Task description: Repeat everything from the first line of the listing below through the line that contains "const mayerEst = [6.1, 6.1];", exactly. Leave out pictures.

Data block:
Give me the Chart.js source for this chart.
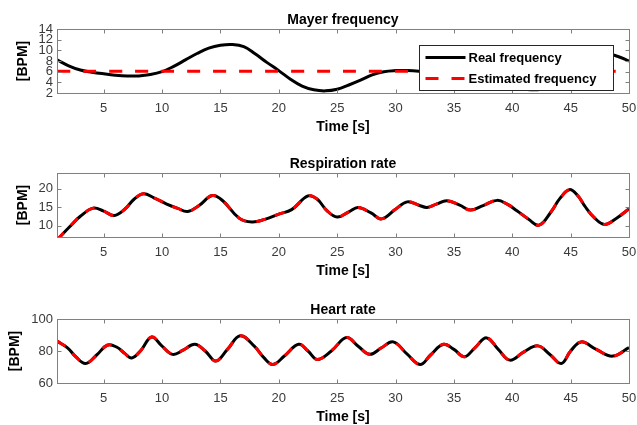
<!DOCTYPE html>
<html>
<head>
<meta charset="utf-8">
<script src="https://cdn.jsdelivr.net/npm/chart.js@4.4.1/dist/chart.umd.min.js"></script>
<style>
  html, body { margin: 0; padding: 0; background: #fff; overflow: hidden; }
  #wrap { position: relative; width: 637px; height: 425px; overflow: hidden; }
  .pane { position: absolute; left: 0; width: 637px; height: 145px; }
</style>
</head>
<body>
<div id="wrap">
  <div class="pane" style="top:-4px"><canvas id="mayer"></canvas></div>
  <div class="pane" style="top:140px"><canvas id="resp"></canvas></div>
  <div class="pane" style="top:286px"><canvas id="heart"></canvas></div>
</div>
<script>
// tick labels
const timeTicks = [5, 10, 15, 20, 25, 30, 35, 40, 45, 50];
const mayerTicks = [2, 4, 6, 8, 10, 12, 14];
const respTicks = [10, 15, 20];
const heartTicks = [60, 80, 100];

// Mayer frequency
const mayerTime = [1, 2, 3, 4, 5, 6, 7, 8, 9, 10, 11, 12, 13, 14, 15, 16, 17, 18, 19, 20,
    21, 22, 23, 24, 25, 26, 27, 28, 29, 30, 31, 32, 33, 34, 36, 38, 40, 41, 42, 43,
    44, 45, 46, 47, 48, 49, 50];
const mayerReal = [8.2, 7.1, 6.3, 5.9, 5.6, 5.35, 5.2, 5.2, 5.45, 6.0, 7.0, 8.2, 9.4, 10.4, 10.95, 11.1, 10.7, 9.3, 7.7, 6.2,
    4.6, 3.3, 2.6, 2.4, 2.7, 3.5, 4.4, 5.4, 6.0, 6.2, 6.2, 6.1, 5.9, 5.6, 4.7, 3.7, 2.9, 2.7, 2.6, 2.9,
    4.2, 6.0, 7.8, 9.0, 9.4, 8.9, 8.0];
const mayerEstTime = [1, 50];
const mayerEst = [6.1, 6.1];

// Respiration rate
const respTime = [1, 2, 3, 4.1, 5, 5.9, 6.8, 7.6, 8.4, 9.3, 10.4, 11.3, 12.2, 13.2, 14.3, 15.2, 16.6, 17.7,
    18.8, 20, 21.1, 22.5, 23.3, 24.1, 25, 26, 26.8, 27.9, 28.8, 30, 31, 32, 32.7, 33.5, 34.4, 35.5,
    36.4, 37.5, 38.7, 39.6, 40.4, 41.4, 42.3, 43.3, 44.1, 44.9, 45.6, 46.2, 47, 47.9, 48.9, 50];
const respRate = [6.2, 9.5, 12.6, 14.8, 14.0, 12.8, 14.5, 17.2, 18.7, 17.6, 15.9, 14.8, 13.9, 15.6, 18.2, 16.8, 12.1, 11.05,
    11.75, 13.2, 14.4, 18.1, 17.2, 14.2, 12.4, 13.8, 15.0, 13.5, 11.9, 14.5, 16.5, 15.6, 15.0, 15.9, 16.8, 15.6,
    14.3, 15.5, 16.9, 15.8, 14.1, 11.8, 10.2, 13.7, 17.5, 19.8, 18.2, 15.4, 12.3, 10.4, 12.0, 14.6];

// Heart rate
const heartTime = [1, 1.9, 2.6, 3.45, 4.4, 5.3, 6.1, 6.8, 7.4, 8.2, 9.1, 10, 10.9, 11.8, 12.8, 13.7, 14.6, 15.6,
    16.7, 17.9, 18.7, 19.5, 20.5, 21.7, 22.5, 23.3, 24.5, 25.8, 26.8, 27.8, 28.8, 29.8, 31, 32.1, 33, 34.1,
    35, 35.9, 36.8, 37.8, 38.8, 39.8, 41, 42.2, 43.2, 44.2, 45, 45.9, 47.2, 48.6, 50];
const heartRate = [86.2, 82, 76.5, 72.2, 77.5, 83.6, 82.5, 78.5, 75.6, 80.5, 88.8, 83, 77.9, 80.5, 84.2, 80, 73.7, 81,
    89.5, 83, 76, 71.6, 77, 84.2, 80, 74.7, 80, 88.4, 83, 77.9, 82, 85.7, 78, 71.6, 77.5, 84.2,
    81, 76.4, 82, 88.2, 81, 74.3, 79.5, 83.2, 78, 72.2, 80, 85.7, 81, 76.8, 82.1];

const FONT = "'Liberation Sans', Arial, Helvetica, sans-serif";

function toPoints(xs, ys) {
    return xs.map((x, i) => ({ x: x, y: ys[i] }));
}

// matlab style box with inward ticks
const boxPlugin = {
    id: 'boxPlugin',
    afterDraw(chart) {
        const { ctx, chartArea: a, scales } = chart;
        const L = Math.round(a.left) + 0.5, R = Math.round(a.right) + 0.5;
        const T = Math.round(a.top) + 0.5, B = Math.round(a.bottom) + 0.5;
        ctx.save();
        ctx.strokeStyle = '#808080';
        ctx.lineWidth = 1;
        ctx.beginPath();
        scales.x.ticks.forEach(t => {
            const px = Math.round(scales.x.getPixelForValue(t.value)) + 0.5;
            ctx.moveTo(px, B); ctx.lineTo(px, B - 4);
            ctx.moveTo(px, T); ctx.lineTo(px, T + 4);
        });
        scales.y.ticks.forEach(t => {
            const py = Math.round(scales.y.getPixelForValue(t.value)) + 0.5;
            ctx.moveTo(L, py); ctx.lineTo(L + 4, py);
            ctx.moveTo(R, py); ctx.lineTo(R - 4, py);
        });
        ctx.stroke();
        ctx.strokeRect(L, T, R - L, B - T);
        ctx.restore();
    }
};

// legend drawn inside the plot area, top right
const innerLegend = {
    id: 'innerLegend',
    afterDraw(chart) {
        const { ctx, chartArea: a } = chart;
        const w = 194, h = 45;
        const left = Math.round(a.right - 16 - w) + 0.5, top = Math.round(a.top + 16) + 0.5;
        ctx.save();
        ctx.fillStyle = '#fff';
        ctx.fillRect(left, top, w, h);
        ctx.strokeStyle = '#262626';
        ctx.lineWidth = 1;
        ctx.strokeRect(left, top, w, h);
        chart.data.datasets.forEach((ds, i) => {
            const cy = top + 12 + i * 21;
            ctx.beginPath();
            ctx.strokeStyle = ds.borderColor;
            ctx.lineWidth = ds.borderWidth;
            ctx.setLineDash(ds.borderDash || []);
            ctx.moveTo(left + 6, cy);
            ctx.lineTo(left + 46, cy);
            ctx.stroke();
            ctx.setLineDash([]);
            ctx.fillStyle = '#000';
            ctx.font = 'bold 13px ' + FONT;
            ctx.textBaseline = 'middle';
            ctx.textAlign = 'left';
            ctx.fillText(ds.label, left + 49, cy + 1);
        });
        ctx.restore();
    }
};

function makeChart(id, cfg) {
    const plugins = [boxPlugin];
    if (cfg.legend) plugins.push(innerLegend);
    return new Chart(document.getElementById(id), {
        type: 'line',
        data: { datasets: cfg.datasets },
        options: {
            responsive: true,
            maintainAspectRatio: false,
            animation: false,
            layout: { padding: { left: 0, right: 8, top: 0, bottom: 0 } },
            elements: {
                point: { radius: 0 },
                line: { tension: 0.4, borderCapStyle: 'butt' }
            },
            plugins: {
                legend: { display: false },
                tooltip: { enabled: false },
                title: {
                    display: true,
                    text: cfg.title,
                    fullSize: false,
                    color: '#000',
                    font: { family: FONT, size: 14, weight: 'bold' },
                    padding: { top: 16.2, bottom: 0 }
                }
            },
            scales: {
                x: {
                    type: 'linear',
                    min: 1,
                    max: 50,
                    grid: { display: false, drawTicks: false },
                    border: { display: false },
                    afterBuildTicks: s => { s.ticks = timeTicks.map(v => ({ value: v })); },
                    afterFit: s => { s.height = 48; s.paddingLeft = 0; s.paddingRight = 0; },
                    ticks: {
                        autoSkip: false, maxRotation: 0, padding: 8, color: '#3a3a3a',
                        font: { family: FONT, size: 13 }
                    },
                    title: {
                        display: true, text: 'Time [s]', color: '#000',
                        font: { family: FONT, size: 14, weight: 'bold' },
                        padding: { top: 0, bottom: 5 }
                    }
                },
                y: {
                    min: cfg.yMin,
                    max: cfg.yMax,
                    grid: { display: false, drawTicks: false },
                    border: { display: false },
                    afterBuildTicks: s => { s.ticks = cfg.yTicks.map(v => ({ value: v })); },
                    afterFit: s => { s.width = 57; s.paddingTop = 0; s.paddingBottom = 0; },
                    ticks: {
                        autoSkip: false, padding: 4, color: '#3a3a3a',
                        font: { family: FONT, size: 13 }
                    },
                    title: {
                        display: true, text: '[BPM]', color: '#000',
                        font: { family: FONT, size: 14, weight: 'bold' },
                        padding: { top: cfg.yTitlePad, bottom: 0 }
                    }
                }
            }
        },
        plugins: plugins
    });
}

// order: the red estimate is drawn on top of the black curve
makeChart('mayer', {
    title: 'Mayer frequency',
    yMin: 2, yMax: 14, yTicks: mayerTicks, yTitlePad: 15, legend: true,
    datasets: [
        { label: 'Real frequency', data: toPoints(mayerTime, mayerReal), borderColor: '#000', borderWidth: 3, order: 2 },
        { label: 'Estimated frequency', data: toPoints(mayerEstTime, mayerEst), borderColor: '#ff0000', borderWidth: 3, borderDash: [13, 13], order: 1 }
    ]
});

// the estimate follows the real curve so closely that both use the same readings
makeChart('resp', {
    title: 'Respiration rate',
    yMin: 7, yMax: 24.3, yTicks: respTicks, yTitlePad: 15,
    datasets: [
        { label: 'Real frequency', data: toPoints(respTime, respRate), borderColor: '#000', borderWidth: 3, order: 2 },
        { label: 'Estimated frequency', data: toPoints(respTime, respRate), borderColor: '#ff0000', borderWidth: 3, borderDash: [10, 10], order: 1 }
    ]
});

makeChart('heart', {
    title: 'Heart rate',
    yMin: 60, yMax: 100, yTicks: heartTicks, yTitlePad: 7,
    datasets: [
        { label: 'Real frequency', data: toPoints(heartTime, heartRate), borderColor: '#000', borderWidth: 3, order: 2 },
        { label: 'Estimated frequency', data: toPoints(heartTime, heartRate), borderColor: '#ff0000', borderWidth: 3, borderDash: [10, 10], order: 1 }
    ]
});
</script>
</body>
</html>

Written solution:
Give me the Chart.js source for this chart.
<!DOCTYPE html>
<html>
<head>
<meta charset="utf-8">
<script src="https://cdn.jsdelivr.net/npm/chart.js@4.4.1/dist/chart.umd.min.js"></script>
<style>
  html, body { margin: 0; padding: 0; background: #fff; overflow: hidden; }
  #wrap { position: relative; width: 637px; height: 425px; overflow: hidden; }
  .pane { position: absolute; left: 0; width: 637px; height: 145px; }
</style>
</head>
<body>
<div id="wrap">
  <div class="pane" style="top:-4px"><canvas id="mayer"></canvas></div>
  <div class="pane" style="top:140px"><canvas id="resp"></canvas></div>
  <div class="pane" style="top:286px"><canvas id="heart"></canvas></div>
</div>
<script>
// tick labels
const timeTicks = [5, 10, 15, 20, 25, 30, 35, 40, 45, 50];
const mayerTicks = [2, 4, 6, 8, 10, 12, 14];
const respTicks = [10, 15, 20];
const heartTicks = [60, 80, 100];

// Mayer frequency
const mayerTime = [1, 2, 3, 4, 5, 6, 7, 8, 9, 10, 11, 12, 13, 14, 15, 16, 17, 18, 19, 20,
    21, 22, 23, 24, 25, 26, 27, 28, 29, 30, 31, 32, 33, 34, 36, 38, 40, 41, 42, 43,
    44, 45, 46, 47, 48, 49, 50];
const mayerReal = [8.2, 7.1, 6.3, 5.9, 5.6, 5.35, 5.2, 5.2, 5.45, 6.0, 7.0, 8.2, 9.4, 10.4, 10.95, 11.1, 10.7, 9.3, 7.7, 6.2,
    4.6, 3.3, 2.6, 2.4, 2.7, 3.5, 4.4, 5.4, 6.0, 6.2, 6.2, 6.1, 5.9, 5.6, 4.7, 3.7, 2.9, 2.7, 2.6, 2.9,
    4.2, 6.0, 7.8, 9.0, 9.4, 8.9, 8.0];
const mayerEstTime = [1, 50];
const mayerEst = [6.1, 6.1];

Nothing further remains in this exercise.